• _Request_:
Count how many lines hold the word "matplotlib" and give that number as the whole answer.

┌──

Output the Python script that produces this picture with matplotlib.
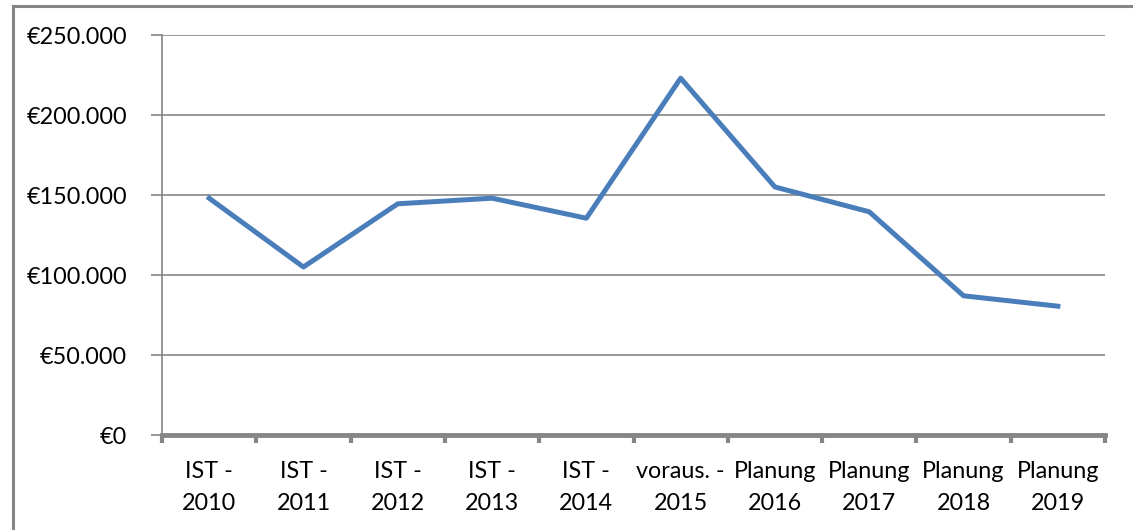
import matplotlib.pyplot as plt
from matplotlib.lines import Line2D
from matplotlib.ticker import FuncFormatter

plt.rcParams['font.family'] = ['Lato', 'DejaVu Sans']

# -------- Data --------
categories = ["IST -\n2010", "IST -\n2011", "IST -\n2012", "IST -\n2013", "IST -\n2014",
              "voraus. -\n2015", "Planung\n2016", "Planung\n2017", "Planung\n2018", "Planung\n2019"]
values = [148000, 105000, 144500, 148000, 135500, 223000, 155000, 139500, 87000, 80500]
y_ticks = [0, 50000, 100000, 150000, 200000, 250000]

W, H = 1133, 530
fig = plt.figure(figsize=(W / 100, H / 100), dpi=100)
ax = fig.add_axes([162 / W, 1 - 435 / H, (1105 - 162) / W, 400 / H])

grey = '#868686'
x = list(range(len(categories)))
ax.plot(x, values, color='#4a7ebb', lw=3.6, solid_joinstyle='round', zorder=3)

ax.set_xlim(-0.5, len(categories) - 0.5)
ax.set_ylim(0, 250000)

# gridlines and y ticks
ax.set_yticks(y_ticks)
ax.yaxis.set_major_formatter(FuncFormatter(lambda v, p: "€" + f"{int(v):,}".replace(",", ".")))
ax.grid(axis='y', color=grey, lw=1.2)
ax.set_axisbelow(True)
ax.tick_params(axis='y', length=8, width=1.2, color=grey, pad=17, labelsize=16.8)

# category ticks between labels
ax.set_xticks(x)
ax.set_xticklabels(categories, linespacing=1.6)
ax.set_xticks([i - 0.5 for i in range(len(categories) + 1)], minor=True)
ax.tick_params(axis='x', which='major', length=0, pad=19, labelsize=16.8)
ax.tick_params(axis='x', which='minor', length=6, width=3, color=grey)

for s in ['top', 'right']:
    ax.spines[s].set_visible(False)
ax.spines['left'].set_color(grey)
ax.spines['left'].set_linewidth(1.2)
ax.spines['bottom'].set_color(grey)
ax.spines['bottom'].set_linewidth(3.5)

# outer chart frame (top and left edges visible)
fig.add_artist(Line2D([13 / W, 13 / W], [0, 1 - 6 / H], color=grey, lw=2.2))
fig.add_artist(Line2D([13 / W, 1], [1 - 6 / H, 1 - 6 / H], color=grey, lw=2.2))

fig.savefig("out.png", dpi=100)
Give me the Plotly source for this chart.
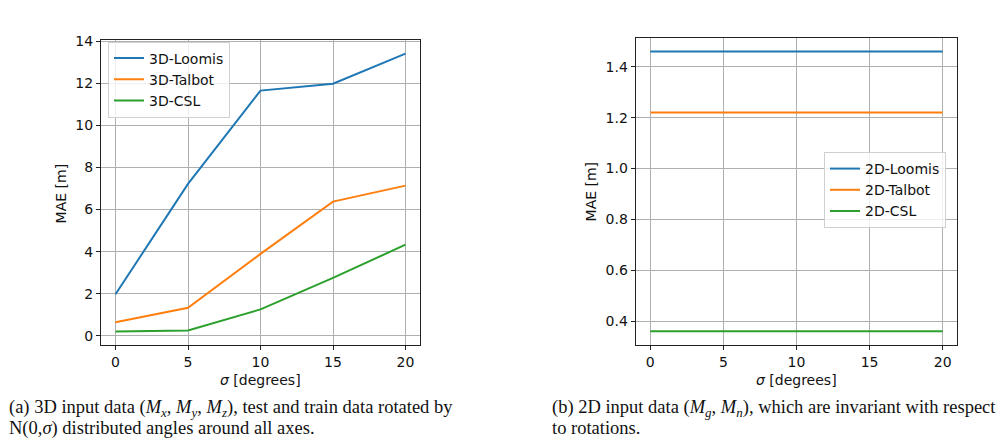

└──

• _Result_:
4